Simulation Helps LG Industrial Systems Develop Improved Escalators

The trend towards longer and higher rise in new building construction provides a significant challenge to escalator designers. Traditionally, escalators have been designed based on static loads and torques from physical experiments, these experiments are very expensive and time-consuming to perform. Another problem with the experimental approach is that it is very difficult to capture the actual dynamic operating conditions of the escalator in simplified static tests. Data collected during the experiments is limited to specific locations where sensors can easily be located, raising the risk that they may fail to capture important loading conditions.

In an effort to overcome these problems, LG engineers considered simulating escalator designs on a computer. They investigated several major commercial software packages and selected DADS due to its superior ability to analyze the extremely complex, dynamic mechanical systems involved in escalator design.

The model of the steps is composed of 58 step bodies and 116 roller bodies and has 523 independent degrees of freedom. In order to consider the elastic effect of chains, rollers are connected by 174 spring and damper elements. All bodies are assumed to be rigid since they do not deform under operating conditions. The frame is fixed to the ground. The upper terminal gear is constrained to the frame by a revolute joint. The lower terminal gear is set to the frame by a translational joint and a spring element to provide proper chain tension force. The upper terminal gear is driven at the angular velocity corresponding to the step velocity, 0.500 m/s.

The continuous elastic handrail is modeled by dividing it into 127 discrete rigid bodies resulting in a total of 381 independent degrees of freedom. Two friction contact elements for each handrail body are applied to prevent rotational motion of the handrail. In order to consider the elastic e ffect of the handrail, each handrail body is connected by 127 spring and damper elements, which are connected with spring elements . The rigid bodies used to model the handrail are as small as possible in order to have at least one body in contact at the bending region. The driving pulley is constrained to the frame by a revolute joint and driven at the angular velocity corresponding to handrail velocity of 0.510 m/s. The lower tensioner and the belt tensioner are constrained to make proper tension force on the handrail. To consider the bending resistance of the handrail, bending resistance coefficients corresponding to relative bending angle of each handrail body were determined by experiment and applied to the model.

The DADS model simulates the operation of the escalator. Output of the simulation includes such critical dynamic characteristics as acceleration, the reaction force of a roller, tension force of a chain, and torque of the upper terminal gear and the driving pulley. Before using the model for real-world design, LG engineers compared its accuracy to physical experiments. They measured the acceleration of an actual elevator step using a low frequency accelerometer and frequency analyzer. Force measurements were made with an experimental set-up comprised of two load cells, jigs to connect chains on both sides of the step, an amplifier, and an analyzer. Experimental torque measurements were taken with a strain gauge type torque sensor, an amplifier, and an analyzer. The torque sensor was set between the motor and the reducer to measure the driving torque more precisely. All results tested were measured as the escalator was rising. Each experiment was performed several times in succession to assure that measurement variations were less than 10%.
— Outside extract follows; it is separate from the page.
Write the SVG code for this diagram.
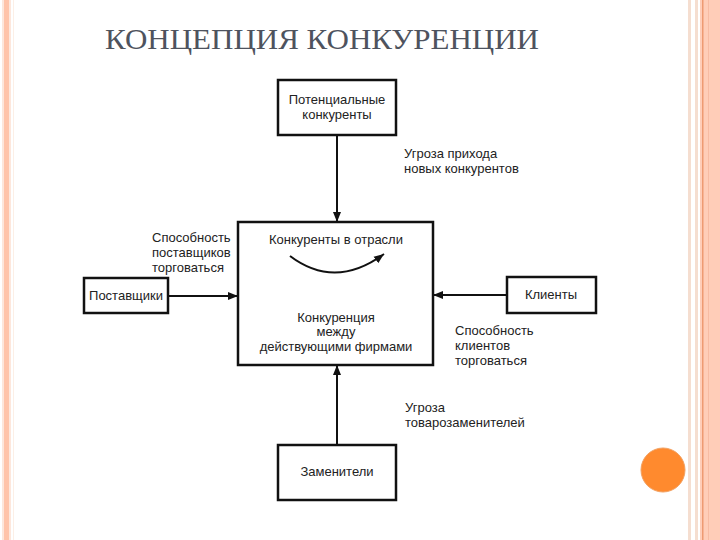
<svg xmlns="http://www.w3.org/2000/svg" width="720" height="540" viewBox="0 0 720 540">
<style>
.box{fill:#fff;stroke:#111;stroke-width:2.5}
.t{font-family:"Liberation Sans",Arial,sans-serif;font-size:13px;fill:#222}
.c{text-anchor:middle}
.ln{stroke:#111;stroke-width:2;fill:none}
</style>
<defs>
<marker id="ah2" viewBox="0 0 10 10" refX="10" refY="5" markerWidth="10" markerHeight="10" orient="auto" markerUnits="userSpaceOnUse">
<path d="M0,1 L10,5 L0,9 z" fill="#111"/>
</marker>
</defs>
<rect width="720" height="540" fill="#fff"/>
<g id="frame">
<rect x="2" y="0" width="9" height="540" fill="#FDE7DC"/>
<rect x="4" y="0" width="5" height="540" fill="#FFC4AA"/>
<rect x="13" y="0" width="1" height="540" fill="#FCEFE6"/>
<rect x="688" y="0" width="3" height="540" fill="#F5DED0"/>
<rect x="695" y="0" width="3" height="540" fill="#F5DED0"/>
<rect x="700" y="0" width="20" height="540" fill="#FFCDB8"/>
<rect x="702" y="0" width="1.5" height="540" fill="#EE9A72"/>
<rect x="708" y="0" width="1" height="540" fill="#F7BBA3"/>
<circle cx="663" cy="470" r="22" fill="#FF8A2E" stroke="#F2A060" stroke-width="1"/>
</g>
<text x="105" y="49" textLength="434" lengthAdjust="spacingAndGlyphs" font-family="Liberation Serif,'Times New Roman',serif" font-size="30" fill="#4e535e">КОНЦЕПЦИЯ КОНКУРЕНЦИИ</text>
<g id="connectors">
<line class="ln" x1="337" y1="135" x2="337" y2="222" marker-end="url(#ah2)"/>
<line class="ln" x1="337" y1="445" x2="337" y2="365" marker-end="url(#ah2)"/>
<line class="ln" x1="168" y1="296" x2="238" y2="296" marker-end="url(#ah2)"/>
<line class="ln" x1="507" y1="295" x2="433" y2="295" marker-end="url(#ah2)"/>
</g>
<g id="n-potential">
<rect class="box" x="278" y="80" width="118" height="55"/>
<text class="t c" x="337" y="104">Потенциальные</text>
<text class="t c" x="337" y="119">конкуренты</text>
</g>
<g id="n-center">
<rect class="box" x="238" y="222" width="195" height="143"/>
<text class="t c" x="336" y="244">Конкуренты в отрасли</text>
<path d="M290,256 Q335,290 384,254" class="ln" marker-end="url(#ah2)"/>
<text class="t c" x="336" y="322">Конкуренция</text>
<text class="t c" x="336" y="336">между</text>
<text class="t c" x="336" y="351">действующими фирмами</text>
</g>
<g id="n-suppliers">
<rect class="box" x="84" y="278" width="84" height="35"/>
<text class="t c" x="126" y="300">Поставщики</text>
</g>
<g id="n-clients">
<rect class="box" x="507" y="277" width="89" height="36"/>
<text class="t c" x="551" y="299">Клиенты</text>
</g>
<g id="n-substitutes">
<rect class="box" x="278" y="445" width="118" height="55"/>
<text class="t c" x="337" y="476">Заменители</text>
</g>
<g id="labels">
<text class="t" x="404" y="158">Угроза прихода</text>
<text class="t" x="404" y="173">новых конкурентов</text>
<text class="t" x="152" y="242">Способность</text>
<text class="t" x="152" y="257">поставщиков</text>
<text class="t" x="152" y="272">торговаться</text>
<text class="t" x="455" y="335">Способность</text>
<text class="t" x="455" y="350">клиентов</text>
<text class="t" x="455" y="365">торговаться</text>
<text class="t" x="405" y="412">Угроза</text>
<text class="t" x="405" y="427">товарозаменителей</text>
</g>
</svg>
The simulation results matched the experimental results very closely. The step acceleration in the simulation and experiment were 40 gal (cm/sec2) and 45 gal respectively. The 10% error in magnitude could have arisen from excluding the motor and the reducer in the model. The reaction force of a roller rising near the upper terminal gear agreed within 6% of the experimental results. The maximum tension force and the slope of tension force of the chain in the simulation matched those in the experiment within 3%. In order to correlate motor torque, the step and handrails were considered separately. The torque of the upper terminal gear and the driving pulley in the simulation were multiplied by the 24 to 1 reduction ratio. Torque at steady state agrees well with that of experiment within 9%.

The validated simulation model has dramatically improved the design process. Since the design can be tested before the prototype is built, the total design time is substantially reduced. Even more important is the ability to tune and optimize the design without the cost of building hardware prototypes. Engineers are able to:

1. develop a more durable structure with lower materials and labor cost
2. reduce energy requirements
3. lower noise and vibrations levels
   

Based on this success, LGI managers made the decision to expand the number of engineers at the company with access to the DADS simulation model. They assigned LGI engineers to work with LMS CADSI analysts to develop a front end user-interface to DADS that simplifies that process of developing a custom escalator model. This user-interface makes it possible for engineers without experience using DADS, to create their own models simply by entering key design parameters for the simulation. Making simulation available to the company’s entire engineering workforce will make it possible to improve and optimize every escalator design while reducing time to market.